Source excerpt:

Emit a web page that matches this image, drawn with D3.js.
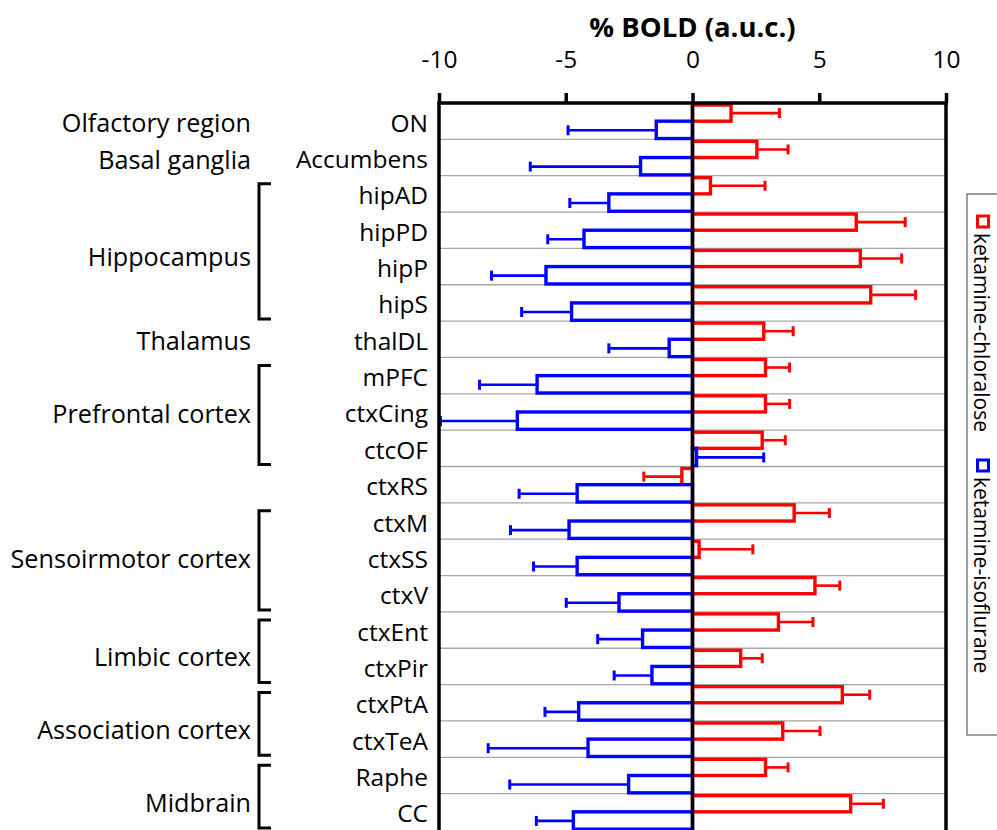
<!DOCTYPE html>
<html>
<head>
<meta charset="utf-8">
<script src="https://cdn.jsdelivr.net/npm/d3@7"></script>
<style>
  html, body { margin: 0; padding: 0; background: #fff; }
  svg { display: block; font-family: "Open Sans", sans-serif; }
</style>
</head>
<body>
<svg id="chart" width="997" height="830"></svg>
<script>
// ---------------- data ----------------
const categories = ["ON", "Accumbens", "hipAD", "hipPD", "hipP", "hipS", "thalDL",
  "mPFC", "ctxCing", "ctcOF", "ctxRS", "ctxM", "ctxSS", "ctxV", "ctxEnt", "ctxPir",
  "ctxPtA", "ctxTeA", "Raphe", "CC"];

const seriesNames = ["ketamine-chloralose", "ketamine-isoflurane"];
const seriesColors = ["#ff0000", "#0000ff"];

const chloraloseMean = [1.52, 2.54, 0.71, 6.46, 6.62, 7.03, 2.81, 2.88, 2.88, 2.75,
  -0.42, 4.01, 0.26, 4.83, 3.39, 1.90, 5.91, 3.56, 2.88, 6.24];
const chloraloseSem = [1.91, 1.23, 2.15, 1.93, 1.63, 1.77, 1.16, 0.95, 0.95, 0.91,
  1.50, 1.39, 2.12, 0.98, 1.36, 0.85, 1.08, 1.47, 0.89, 1.29];
const isofluraneMean = [-1.43, -2.05, -3.30, -4.28, -5.78, -4.77, -0.92, -6.13, -6.91, 0.16,
  -4.55, -4.87, -4.55, -2.90, -1.97, -1.60, -4.49, -4.12, -2.52, -4.70];
const isofluraneSem = [3.48, 4.35, 1.54, 1.43, 2.15, 1.97, 2.38, 2.27, 3.03, 2.65,
  2.29, 2.31, 1.72, 2.08, 1.77, 1.49, 1.33, 3.94, 4.69, 1.46];

const groupNames = ["Olfactory region", "Basal ganglia", "Hippocampus", "Thalamus",
  "Prefrontal cortex", "Sensoirmotor cortex", "Limbic cortex", "Association cortex", "Midbrain"];
const groupFirst = ["ON", "Accumbens", "hipAD", "thalDL", "mPFC", "ctxM", "ctxEnt", "ctxPtA", "Raphe"];
const groupLast  = ["ON", "Accumbens", "hipS",  "thalDL", "ctcOF", "ctxV", "ctxPir", "ctxTeA", "CC"];

const xTicks = [-10, -5, 0, 5, 10];
const xTitle = "% BOLD (a.u.c.)";

// ---------------- layout ----------------
const svg = d3.select("#chart");
const plot = { left: 439, right: 946, top: 103, bottom: 830 };
const FONT = 24.5;
const GFONT = 25.2;

const x = d3.scaleLinear().domain([-10, 10]).range([plot.left, plot.right]);
const y = d3.scaleBand().domain(categories).range([plot.top, plot.bottom]).padding(0);
const sub = d3.scaleBand().domain(seriesNames).range([0, y.bandwidth()]).padding(0);

const rows = categories.map((c, i) => ({
  cat: c,
  vals: [
    { s: seriesNames[0], color: seriesColors[0], m: chloraloseMean[i], e: chloraloseSem[i] },
    { s: seriesNames[1], color: seriesColors[1], m: isofluraneMean[i], e: isofluraneSem[i] }
  ]
}));

// gridlines at category boundaries
const grid = svg.append("g");
categories.slice(1).forEach(c => {
  grid.append("line")
    .attr("x1", plot.left).attr("x2", plot.right)
    .attr("y1", y(c)).attr("y2", y(c))
    .attr("stroke", "#a6a6a6").attr("stroke-width", 1.3);
});

// bars
const barG = svg.append("g");
rows.forEach(r => {
  r.vals.forEach((v, k) => {
    const y0 = y(r.cat) + sub(v.s) + (k === 0 ? 2 : 0);
    const h = sub.bandwidth() - (k === 0 ? 2 : 0.8);
    const xa = x(Math.min(0, v.m)), xb = x(Math.max(0, v.m));
    barG.append("rect")
      .attr("x", xa).attr("y", y0)
      .attr("width", Math.max(0.01, xb - xa)).attr("height", h)
      .attr("fill", "#fff").attr("stroke", v.color).attr("stroke-width", 3.4);
  });
});

// error bars
const errG = svg.append("g");
rows.forEach(r => {
  r.vals.forEach((v, k) => {
    const yc = y(r.cat) + sub(v.s) + sub.bandwidth() / 2 + (k === 0 ? 1 : 0);
    const end = v.m + Math.sign(v.m) * v.e;
    errG.append("line")
      .attr("x1", x(v.m)).attr("x2", x(end)).attr("y1", yc).attr("y2", yc)
      .attr("stroke", v.color).attr("stroke-width", 2.6);
    errG.append("line")
      .attr("x1", x(end)).attr("x2", x(end)).attr("y1", yc - 5).attr("y2", yc + 5)
      .attr("stroke", v.color).attr("stroke-width", 3);
  });
});

// frame lines
const frame = svg.append("g").attr("stroke", "#000").attr("stroke-width", 3.5);
frame.append("line").attr("x1", x(-10)).attr("x2", x(-10)).attr("y1", plot.top).attr("y2", plot.bottom);
frame.append("line").attr("x1", x(10)).attr("x2", x(10)).attr("y1", plot.top).attr("y2", plot.bottom);
frame.append("line").attr("x1", x(0)).attr("x2", x(0)).attr("y1", plot.top).attr("y2", plot.bottom);

// top axis
const axis = d3.axisTop(x).tickValues(xTicks).tickSize(10).tickSizeOuter(0).tickPadding(25)
  .tickFormat(d => String(d));
const axG = svg.append("g").attr("transform", `translate(0,${plot.top})`).call(axis);
axG.select(".domain").attr("stroke", "#000").attr("stroke-width", 3.5)
  .attr("d", `M${plot.left - 1.75},0H${plot.right + 1.75}`);
axG.selectAll(".tick line").attr("stroke", "#000").attr("stroke-width", 3.5);
axG.selectAll(".tick text").attr("fill", "#000").style("font-size", FONT + "px")
  .style("font-family", '"Open Sans", sans-serif');

// axis title
svg.append("text").attr("x", x(0)).attr("y", 37).attr("text-anchor", "middle")
  .style("font-size", "27.5px").style("font-weight", "bold").text(xTitle);

// category labels
const catG = svg.append("g");
categories.forEach(c => {
  catG.append("text").attr("x", 428).attr("y", y(c) + y.bandwidth() / 2 + 1)
    .attr("text-anchor", "end").attr("dominant-baseline", "central")
    .style("font-size", FONT + "px").attr("fill", "#000").text(c);
});

// group labels and brackets
const grpG = svg.append("g");
groupNames.forEach((g, i) => {
  const a = categories.indexOf(groupFirst[i]);
  const b = categories.indexOf(groupLast[i]);
  const top = y(groupFirst[i]);
  const bot = y(groupLast[i]) + y.bandwidth();
  const n = b - a + 1;
  const cy = (top + bot) / 2 + (n % 2 === 0 ? 7 : 0) + 1;
  grpG.append("text").attr("x", 251).attr("y", cy)
    .attr("text-anchor", "end").attr("dominant-baseline", "central")
    .style("font-size", GFONT + "px").attr("fill", "#000").text(g);
  if (n > 1) {
    const bt = top + 8, bb = bot - 2;
    grpG.append("path")
      .attr("d", `M271,${bt}H259V${bb}H271`)
      .attr("fill", "none").attr("stroke", "#000").attr("stroke-width", 3);
  }
});

// legend (vertical, rotated text)
const leg = svg.append("g");
leg.append("rect").attr("x", 967).attr("y", 194).attr("width", 60).attr("height", 541)
  .attr("fill", "#fff").attr("stroke", "#7f7f7f").attr("stroke-width", 1.5);
const legStarts = [216, 460];
seriesNames.forEach((s, i) => {
  leg.append("rect").attr("x", 977.5).attr("y", legStarts[i]).attr("width", 11).attr("height", 11)
    .attr("fill", "#fff").attr("stroke", seriesColors[i]).attr("stroke-width", 3);
  leg.append("text").attr("transform", `translate(982,${legStarts[i] + 17}) rotate(90)`)
    .attr("text-anchor", "start").attr("dominant-baseline", "central")
    .style("font-size", "21px").attr("fill", "#000").text(s);
});
</script>
</body>
</html>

Exercise aim: Starting at the top of the listing above, reproduce each line up to and including the one with "2.29, 2.31, 1.72, 2.08, 1.77, 1.49, 1.33, 3.94, 4.69, 1.46];"; omit the pictures.

Complete output:
Emit a web page that matches this image, drawn with D3.js.
<!DOCTYPE html>
<html>
<head>
<meta charset="utf-8">
<script src="https://cdn.jsdelivr.net/npm/d3@7"></script>
<style>
  html, body { margin: 0; padding: 0; background: #fff; }
  svg { display: block; font-family: "Open Sans", sans-serif; }
</style>
</head>
<body>
<svg id="chart" width="997" height="830"></svg>
<script>
// ---------------- data ----------------
const categories = ["ON", "Accumbens", "hipAD", "hipPD", "hipP", "hipS", "thalDL",
  "mPFC", "ctxCing", "ctcOF", "ctxRS", "ctxM", "ctxSS", "ctxV", "ctxEnt", "ctxPir",
  "ctxPtA", "ctxTeA", "Raphe", "CC"];

const seriesNames = ["ketamine-chloralose", "ketamine-isoflurane"];
const seriesColors = ["#ff0000", "#0000ff"];

const chloraloseMean = [1.52, 2.54, 0.71, 6.46, 6.62, 7.03, 2.81, 2.88, 2.88, 2.75,
  -0.42, 4.01, 0.26, 4.83, 3.39, 1.90, 5.91, 3.56, 2.88, 6.24];
const chloraloseSem = [1.91, 1.23, 2.15, 1.93, 1.63, 1.77, 1.16, 0.95, 0.95, 0.91,
  1.50, 1.39, 2.12, 0.98, 1.36, 0.85, 1.08, 1.47, 0.89, 1.29];
const isofluraneMean = [-1.43, -2.05, -3.30, -4.28, -5.78, -4.77, -0.92, -6.13, -6.91, 0.16,
  -4.55, -4.87, -4.55, -2.90, -1.97, -1.60, -4.49, -4.12, -2.52, -4.70];
const isofluraneSem = [3.48, 4.35, 1.54, 1.43, 2.15, 1.97, 2.38, 2.27, 3.03, 2.65,
  2.29, 2.31, 1.72, 2.08, 1.77, 1.49, 1.33, 3.94, 4.69, 1.46];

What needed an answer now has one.